In a word: roads. Proposition 1 was described by environmental activists as a “shotgun wedding” of starkly incongruous approaches. Specifically, the 50 miles of new light rail were bundled with nearly 200 miles of new highway lanes, centered around a controversial $4 billion expansion of a major suburban expressway link (up to 15 lanes wide — bringing to mind Georgia DOT’s own plan to widen I-75 to 23 lanes). Though some transit advocates supported a “yes” vote out of pragmatism, Proposition 1 was ultimately brought down by an unlikely coalition that included, in addition to traditional anti-tax conservatives, many environmentally conscious voters who couldn’t stomach the conflicted nature of the plan.

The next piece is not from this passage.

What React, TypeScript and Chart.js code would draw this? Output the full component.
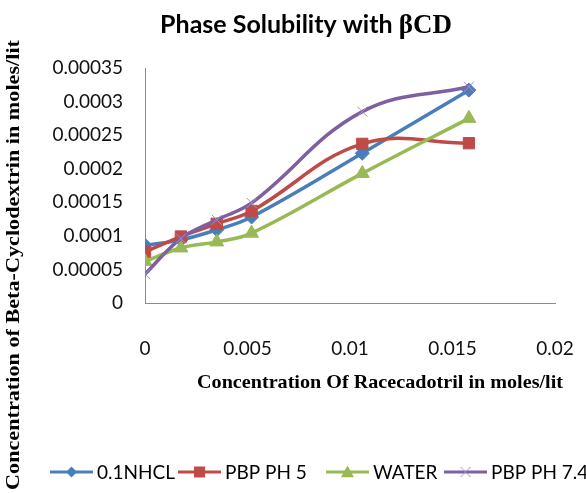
import React, { useEffect, useRef } from "react";
import { Chart, registerables } from "chart.js";

Chart.register(...registerables);

// Racecadotril concentration (moles/lit)
const drugConc = [0, 0.00175, 0.0035, 0.0052, 0.0106, 0.0158];

// Beta-cyclodextrin concentration (moles/lit) per medium
const hcl01N = [0.000086, 0.000094, 0.000109, 0.000128, 0.000223, 0.000317];
const pbpPh5 = [0.000076, 0.000099, 0.000118, 0.000137, 0.000237, 0.000238];
const water = [0.000062, 0.000082, 0.000091, 0.000104, 0.000193, 0.000275];
const pbpPh74 = [0.000043, 0.000096, 0.000124, 0.000149, 0.000285, 0.000322];

const seriesNames = ["0.1NHCL", "PBP PH 5", "WATER", "PBP PH 7.4"];
const seriesColors = ["#4A7EBB", "#BE4B48", "#98B954", "#7D60A0"];
const seriesMarkers = ["rectRot", "rect", "triangle", "crossRot"];

const xTicks = [0, 0.005, 0.01, 0.015, 0.02];
const yTicks = [0, 0.00005, 0.0001, 0.00015, 0.0002, 0.00025, 0.0003, 0.00035];

const chartTitle = "Phase Solubility with ";
const chartTitleSymbol = "βCD";
const xTitle = "Concentration Of Racecadotril in moles/lit";
const yTitle = "Concentration of Beta-Cyclodextrin in moles/lit";

const SANS = "Lato, 'Open Sans', sans-serif";
const SERIF = "'Liberation Serif', 'DejaVu Serif', serif";
const CROSS_COLOR = "#A58FC4";

const fmt = (v: number) => String(+v.toFixed(6));

// Draws text centred at (x, y), stretched horizontally to span `span` pixels
function fillTextSpan(ctx: CanvasRenderingContext2D, text: string, x: number, y: number, span: number) {
  const w = ctx.measureText(text).width;
  const k = span / w;
  ctx.save();
  ctx.translate(x, y);
  ctx.scale(k, 1);
  ctx.textAlign = "center";
  ctx.fillText(text, 0, 0);
  ctx.restore();
}

function drawMarker(ctx: CanvasRenderingContext2D, style: string, x: number, y: number, color: string) {
  ctx.save();
  ctx.fillStyle = color;
  ctx.strokeStyle = color;
  ctx.beginPath();
  if (style === "rectRot") {
    const r = 5.5;
    ctx.moveTo(x, y - r);
    ctx.lineTo(x + r, y);
    ctx.lineTo(x, y + r);
    ctx.lineTo(x - r, y);
    ctx.closePath();
    ctx.fill();
  } else if (style === "rect") {
    const s = 5.5;
    ctx.rect(x - s, y - s, 2 * s, 2 * s);
    ctx.fill();
  } else if (style === "triangle") {
    const r = 6.5;
    ctx.moveTo(x, y - r);
    ctx.lineTo(x + r, y + r * 0.8);
    ctx.lineTo(x - r, y + r * 0.8);
    ctx.closePath();
    ctx.fill();
  } else {
    const r = 5;
    ctx.lineWidth = 1;
    ctx.strokeStyle = CROSS_COLOR;
    ctx.moveTo(x - r, y - r);
    ctx.lineTo(x + r, y + r);
    ctx.moveTo(x + r, y - r);
    ctx.lineTo(x - r, y + r);
    ctx.stroke();
  }
  ctx.restore();
}

// Titles and legend drawn around the plot area
const decorations = {
  id: "decorations",
  afterDraw(chart: Chart) {
    const ctx = chart.ctx;
    ctx.save();
    ctx.fillStyle = "#000";

    // chart title
    ctx.textBaseline = "alphabetic";
    ctx.font = `bold 25px ${SANS}`;
    const w1 = ctx.measureText(chartTitle).width;
    ctx.font = `bold 27px ${SERIF}`;
    const w2 = ctx.measureText(chartTitleSymbol).width;
    const tx = 306 - (w1 + w2) / 2;
    ctx.textAlign = "left";
    ctx.font = `bold 25px ${SANS}`;
    ctx.fillText(chartTitle, tx, 33);
    ctx.font = `bold 27px ${SERIF}`;
    ctx.fillText(chartTitleSymbol, tx + w1, 33);

    // x axis title
    ctx.font = `bold 19px ${SERIF}`;
    fillTextSpan(ctx, xTitle, 380, 388, 366);

    // y axis title
    ctx.save();
    ctx.translate(14, 265);
    ctx.rotate(-Math.PI / 2);
    ctx.font = `bold 19px ${SERIF}`;
    ctx.textBaseline = "middle";
    fillTextSpan(ctx, yTitle, 0, 0, 450);
    ctx.restore();

    // legend
    const textX = [97, 225, 373, 491];
    const ly = 472;
    ctx.font = `19px ${SANS}`;
    ctx.textAlign = "left";
    ctx.textBaseline = "middle";
    seriesNames.forEach((name, i) => {
      const x0 = textX[i] - 47;
      const x1 = textX[i] - 4;
      ctx.strokeStyle = seriesColors[i];
      ctx.lineWidth = 3;
      ctx.beginPath();
      ctx.moveTo(x0, ly);
      ctx.lineTo(x1, ly);
      ctx.stroke();
      drawMarker(ctx, seriesMarkers[i], (x0 + x1) / 2, ly, seriesColors[i]);
      ctx.fillStyle = "#000";
      ctx.fillText(name, textX[i], ly + 1);
    });
    ctx.restore();
  },
};

export default function App() {
  const canvasRef = useRef<HTMLCanvasElement | null>(null);

  useEffect(() => {
    const canvas = canvasRef.current;
    if (!canvas) return;
    const seriesValues = [hcl01N, pbpPh5, water, pbpPh74];
    const datasets = seriesValues.map((vals, i) => {
      const isCross = seriesMarkers[i] === "crossRot";
      return {
        label: seriesNames[i],
        data: vals.map((y, j) => ({ x: drugConc[j], y })),
        borderColor: seriesColors[i],
        backgroundColor: isCross ? CROSS_COLOR : seriesColors[i],
        pointBackgroundColor: seriesColors[i],
        pointBorderColor: isCross ? CROSS_COLOR : seriesColors[i],
        pointBorderWidth: 1,
        borderWidth: 3.5,
        pointStyle: seriesMarkers[i],
        pointRadius: seriesMarkers[i] === "rect" ? 8 : seriesMarkers[i] === "triangle" ? 8 : 7,
        tension: 0.4,
        fill: false,
        order: 3 - i,
      };
    });

    const chart = new Chart(canvas, {
      type: "line",
      data: { datasets },
      options: {
        responsive: false,
        animation: false,
        layout: { padding: { left: 0, top: 68, right: 31, bottom: 0 } },
        plugins: {
          legend: { display: false },
          title: { display: false },
          tooltip: { enabled: false },
        },
        scales: {
          x: {
            type: "linear",
            min: xTicks[0],
            max: xTicks[xTicks.length - 1],
            afterBuildTicks: (scale: any) => {
              scale.ticks = xTicks.map((v) => ({ value: v }));
            },
            afterFit: (scale: any) => {
              scale.height = 190;
              scale.paddingLeft = 0;
              scale.paddingRight = 0;
            },
            grid: { display: false, drawTicks: false },
            border: { display: true, color: "#8C8C8C", width: 1 },
            ticks: {
              padding: 34,
              color: "#111",
              font: { family: SANS, size: 19 },
              callback: (v: any) => fmt(Number(v)),
              maxRotation: 0,
            },
          },
          y: {
            type: "linear",
            min: yTicks[0],
            max: yTicks[yTicks.length - 1],
            afterBuildTicks: (scale: any) => {
              scale.ticks = yTicks.map((v) => ({ value: v }));
            },
            afterFit: (scale: any) => {
              scale.width = 145;
              scale.paddingTop = 0;
              scale.paddingBottom = 0;
            },
            grid: { display: false, drawTicks: false },
            border: { display: true, color: "#8C8C8C", width: 1 },
            ticks: {
              padding: 22,
              color: "#111",
              font: { family: SANS, size: 19 },
              callback: (v: any) => fmt(Number(v)),
            },
          },
        },
      },
      plugins: [decorations],
    });

    return () => chart.destroy();
  }, []);

  return (
    <div style={{ position: "absolute", left: 0, top: 0, width: 586, height: 493, background: "#fff" }}>
      <canvas ref={canvasRef} width={586} height={493} style={{ width: 586, height: 493 }} />
    </div>
  );
}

The lesson from Nov. 6 is simple and clear: Voters are willing to support big-ticket transportation initiatives, but only if they make sense. A coherent proposal that makes meaningful progress toward a sustainable vision will succeed. A shotgun wedding of incompatible megaprojects will not.

Meanwhile, Atlanta struggles to simply put a funding referendum on the ballot, much less pass one. That’s not surprising, given the lack of any real consensus about what such a proposal would look like. Furthermore, much of the discussion about specific “solutions” remains too focused on hopelessly misguided proposals from the highway lobby, like the 23-lane vision for I-75 or a pie-in-the-sky network of expressway tunnels crisscrossing the city.

Whichever direction Atlanta ends up taking, one thing remains certain: The competition is not slowing down. Charlotte, emboldened by its larger-than-expected victory, will move forward with transit expansion plans more aggressively than ever. And even in Seattle, transit leaders have responded quickly to the Nov. 6 results; two days after the election, Mayor Greg Nickels floated the idea of a new vote on a transit-only package — minus the bloated highway component — as soon as next year.

These are places that, despite occasional setbacks, are ultimately committed to real progress toward a sustainable transportation future. Atlanta now finds its itself at a critical juncture: It can either join the ranks of cities where residents are serious about advancing an ambitious vision for transportation choices, or remain mired in inaction and backward thinking. The choice is ours.

Lee Biola is president of Citizens for Progressive Transit.